Genetic screening finds celiac disease affects more than one in 100

By Van Waffle

Summary: Australian researchers in collaboration with Boston biotech company ImmusanT used new criteria to determine the prevalence of celiac disease. From a random population, it found more than 1 percent were affected. This is higher than most previous studies anywhere in the world. The researchers recommend that screening for the disease should shift to include genetic testing along with the usual serology blood test.

Conventional screening looks for immunoglobin A and anti-transglutaminase antibodies in the blood. In addition, recent research has identified celiac gene markers. A blood test or cheek swab can detect a person’s genetic predisposition to developing the disease. The new study combined antibody and genetic tests to see whether this could provide more effective screening. Positive screening must be followed by a biopsy, a tissue sample from the bowel to look for flattened villi for a conclusive diagnosis.
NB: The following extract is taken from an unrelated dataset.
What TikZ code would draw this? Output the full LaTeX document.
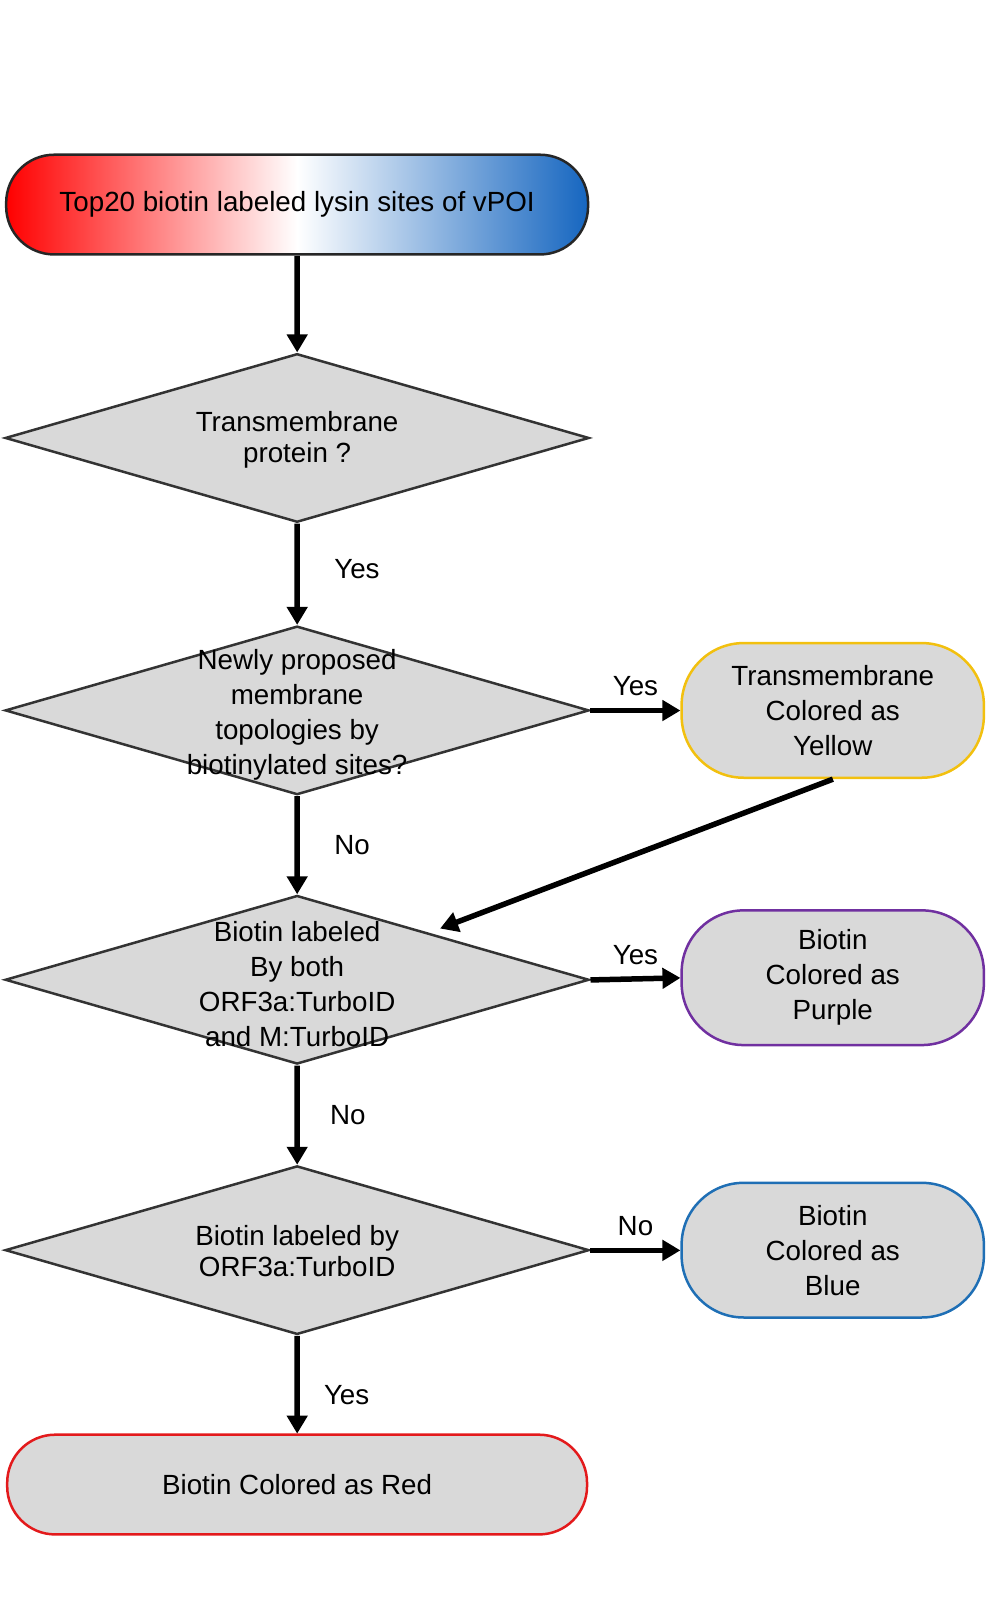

The researchers analyzed serology from 356 celiac disease patients and a random sample of 2,500 Australians. Whenever possible, they followed positive screening with a bowel biopsy. They found that at least one in five people who tested positive for antibodies did not possess the genes for celiac disease. These turned out to be false positives. Subsequent biopsies and diagnoses indicated that at least 1.3 percent of women and 1.2 percent of men in the general population were affected by celiac disease.

Conclusion: Combining genetic screening with blood tests for antibodies uncovers a higher incidence of celiac disease than previously thought. Although the study occurred in Australia, the population there is considered similar to North America and Europe, so this calls for re-evaluation. Genetic testing can also reduce the number of false positives, and cut down the risk and medical cost of biopsies. Also, since many patients balk at undertaking the invasive procedure, it may reduce the number of people unnecessarily adopting a restrictive diet without diagnosis.


[1] “A novel serogenetic approach determines the community prevalence of celiac disease and informs improved diagnostic pathways”, Anderson RP, Henry MJ, Taylor R, Duncan EL, Danoy P, Costa MJ, Addison K, Tye-Din JA, Kotowicz MA, Knight RE, Pollock W, Nicholson GC, Toh B, Brown MA, Pasco JA, BMC Medicine 2013 Aug 28; 11:188.